TASK DETAILS
Locate and copy each line in the data that contains the word "diagram".

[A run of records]
···

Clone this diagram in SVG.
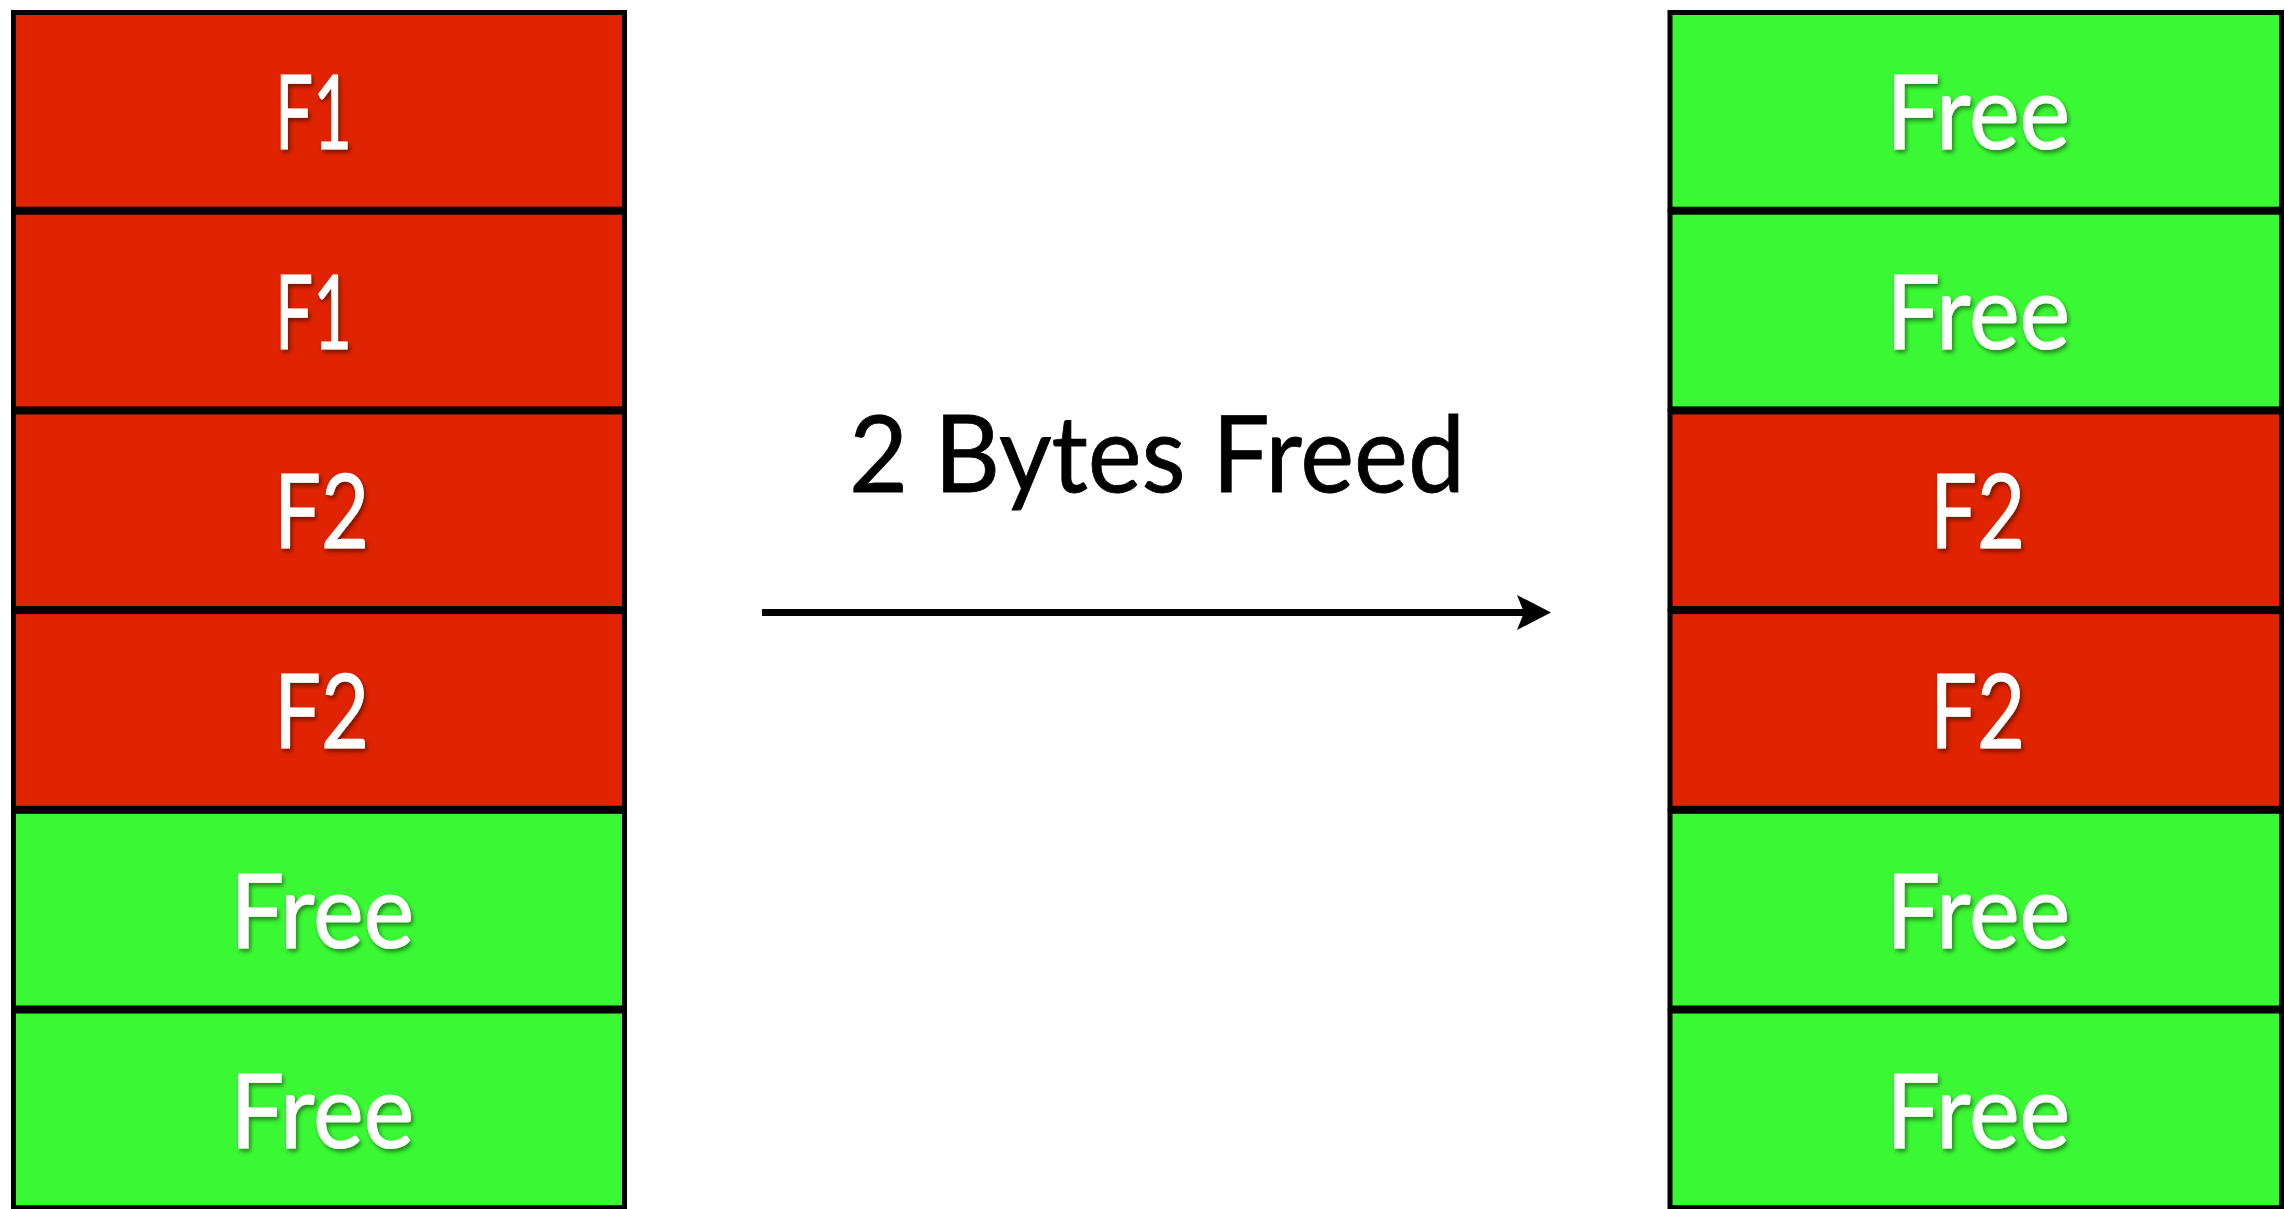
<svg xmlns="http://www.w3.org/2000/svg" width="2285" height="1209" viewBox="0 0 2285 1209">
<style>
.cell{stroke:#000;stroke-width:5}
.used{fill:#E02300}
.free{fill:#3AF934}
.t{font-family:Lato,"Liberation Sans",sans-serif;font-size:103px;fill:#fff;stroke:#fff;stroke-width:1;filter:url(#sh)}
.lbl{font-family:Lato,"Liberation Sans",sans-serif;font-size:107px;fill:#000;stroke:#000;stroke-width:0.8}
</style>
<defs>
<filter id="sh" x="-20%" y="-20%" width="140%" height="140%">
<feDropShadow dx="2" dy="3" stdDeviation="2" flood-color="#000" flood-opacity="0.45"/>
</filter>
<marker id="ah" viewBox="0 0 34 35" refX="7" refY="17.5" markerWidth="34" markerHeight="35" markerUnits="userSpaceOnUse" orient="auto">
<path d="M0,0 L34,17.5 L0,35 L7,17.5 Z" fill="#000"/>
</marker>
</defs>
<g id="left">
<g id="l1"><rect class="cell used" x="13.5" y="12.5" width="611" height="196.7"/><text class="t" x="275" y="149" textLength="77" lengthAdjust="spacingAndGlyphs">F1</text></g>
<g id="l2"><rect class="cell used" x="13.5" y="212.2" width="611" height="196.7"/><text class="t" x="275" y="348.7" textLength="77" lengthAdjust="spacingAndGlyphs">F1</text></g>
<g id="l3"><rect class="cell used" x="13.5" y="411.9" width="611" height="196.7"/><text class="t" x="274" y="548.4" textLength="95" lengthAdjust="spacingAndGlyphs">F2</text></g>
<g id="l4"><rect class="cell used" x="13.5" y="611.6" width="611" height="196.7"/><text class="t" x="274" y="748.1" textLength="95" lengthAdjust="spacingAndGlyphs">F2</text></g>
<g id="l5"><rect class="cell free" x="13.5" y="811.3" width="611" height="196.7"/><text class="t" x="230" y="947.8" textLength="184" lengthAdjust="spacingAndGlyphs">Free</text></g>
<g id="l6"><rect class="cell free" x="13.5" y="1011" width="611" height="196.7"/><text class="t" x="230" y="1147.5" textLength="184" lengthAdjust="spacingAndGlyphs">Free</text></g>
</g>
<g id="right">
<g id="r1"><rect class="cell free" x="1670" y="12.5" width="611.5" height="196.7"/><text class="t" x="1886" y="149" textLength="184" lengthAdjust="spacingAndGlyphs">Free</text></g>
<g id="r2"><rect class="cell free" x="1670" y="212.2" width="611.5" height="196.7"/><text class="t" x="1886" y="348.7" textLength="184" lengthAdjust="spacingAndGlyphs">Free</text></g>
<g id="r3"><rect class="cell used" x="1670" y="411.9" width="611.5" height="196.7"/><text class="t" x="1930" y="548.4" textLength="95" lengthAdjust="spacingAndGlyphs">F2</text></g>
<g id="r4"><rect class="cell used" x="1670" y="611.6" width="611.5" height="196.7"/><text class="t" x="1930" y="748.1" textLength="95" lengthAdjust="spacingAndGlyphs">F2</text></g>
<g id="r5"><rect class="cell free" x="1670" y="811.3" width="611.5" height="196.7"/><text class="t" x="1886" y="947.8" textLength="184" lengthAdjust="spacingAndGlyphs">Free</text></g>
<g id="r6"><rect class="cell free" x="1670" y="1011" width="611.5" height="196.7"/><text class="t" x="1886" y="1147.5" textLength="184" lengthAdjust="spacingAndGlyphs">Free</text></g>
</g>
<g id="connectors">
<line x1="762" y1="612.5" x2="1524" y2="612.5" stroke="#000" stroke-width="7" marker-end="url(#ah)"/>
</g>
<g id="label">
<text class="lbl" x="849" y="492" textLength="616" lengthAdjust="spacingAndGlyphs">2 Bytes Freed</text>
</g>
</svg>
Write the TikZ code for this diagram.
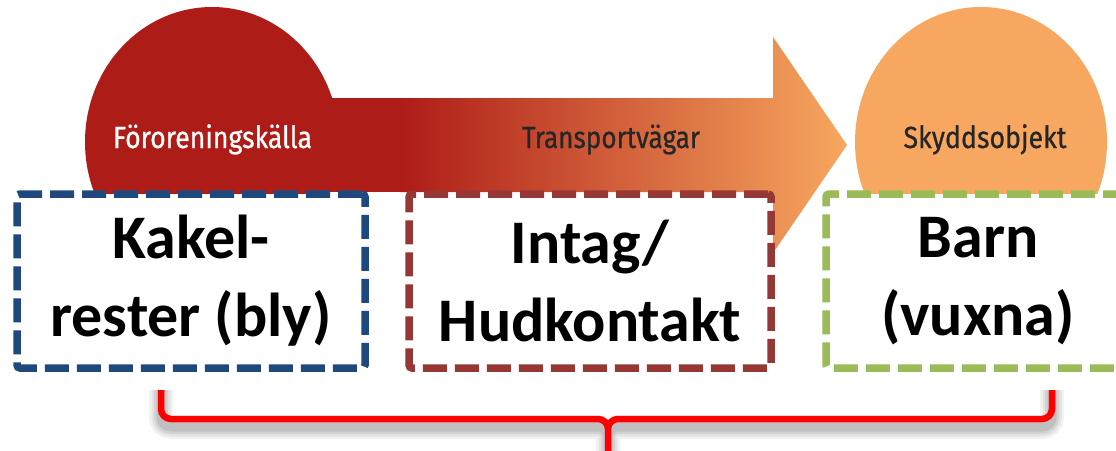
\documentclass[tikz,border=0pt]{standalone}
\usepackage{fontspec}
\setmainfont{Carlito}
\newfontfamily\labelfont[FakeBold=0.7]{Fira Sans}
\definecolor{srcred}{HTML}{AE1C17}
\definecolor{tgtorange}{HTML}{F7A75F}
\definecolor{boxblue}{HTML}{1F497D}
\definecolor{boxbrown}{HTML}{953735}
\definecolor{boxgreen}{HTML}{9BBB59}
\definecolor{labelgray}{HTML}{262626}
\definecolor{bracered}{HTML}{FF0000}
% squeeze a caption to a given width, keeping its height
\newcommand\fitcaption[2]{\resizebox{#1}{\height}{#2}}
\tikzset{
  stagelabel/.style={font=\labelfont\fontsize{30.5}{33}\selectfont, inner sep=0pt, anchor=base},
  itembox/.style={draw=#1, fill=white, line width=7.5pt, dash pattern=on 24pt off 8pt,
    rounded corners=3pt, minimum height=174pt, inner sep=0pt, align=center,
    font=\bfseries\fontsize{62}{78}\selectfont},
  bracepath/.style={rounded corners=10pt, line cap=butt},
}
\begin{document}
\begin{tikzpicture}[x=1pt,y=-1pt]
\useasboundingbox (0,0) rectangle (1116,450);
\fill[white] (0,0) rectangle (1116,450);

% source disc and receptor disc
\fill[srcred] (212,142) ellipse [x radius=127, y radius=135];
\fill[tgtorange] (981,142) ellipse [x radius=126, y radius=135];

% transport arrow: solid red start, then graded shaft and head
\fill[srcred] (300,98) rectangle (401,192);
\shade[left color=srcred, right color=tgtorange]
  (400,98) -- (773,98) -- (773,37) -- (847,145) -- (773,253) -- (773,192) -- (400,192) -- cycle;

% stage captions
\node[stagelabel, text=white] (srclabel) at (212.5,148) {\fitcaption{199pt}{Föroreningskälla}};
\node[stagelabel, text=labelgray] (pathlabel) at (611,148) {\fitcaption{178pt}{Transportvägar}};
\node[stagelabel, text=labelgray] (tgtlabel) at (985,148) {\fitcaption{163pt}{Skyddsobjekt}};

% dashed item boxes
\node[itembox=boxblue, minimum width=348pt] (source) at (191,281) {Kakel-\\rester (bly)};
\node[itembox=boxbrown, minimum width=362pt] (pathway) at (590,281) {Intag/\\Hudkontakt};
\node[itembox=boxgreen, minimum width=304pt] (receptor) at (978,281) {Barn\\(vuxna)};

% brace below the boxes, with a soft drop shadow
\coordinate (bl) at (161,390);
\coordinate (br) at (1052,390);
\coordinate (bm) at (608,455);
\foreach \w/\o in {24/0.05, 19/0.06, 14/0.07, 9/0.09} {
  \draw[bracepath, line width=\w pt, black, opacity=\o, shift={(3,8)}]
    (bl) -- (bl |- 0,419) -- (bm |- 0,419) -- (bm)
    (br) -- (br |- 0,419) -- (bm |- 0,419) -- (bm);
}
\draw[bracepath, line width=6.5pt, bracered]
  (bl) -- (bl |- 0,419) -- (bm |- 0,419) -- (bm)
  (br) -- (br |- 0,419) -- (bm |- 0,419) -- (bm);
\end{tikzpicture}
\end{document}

···

THE RESULT
Clone this diagram in SVG.
Write the TikZ code for this diagram.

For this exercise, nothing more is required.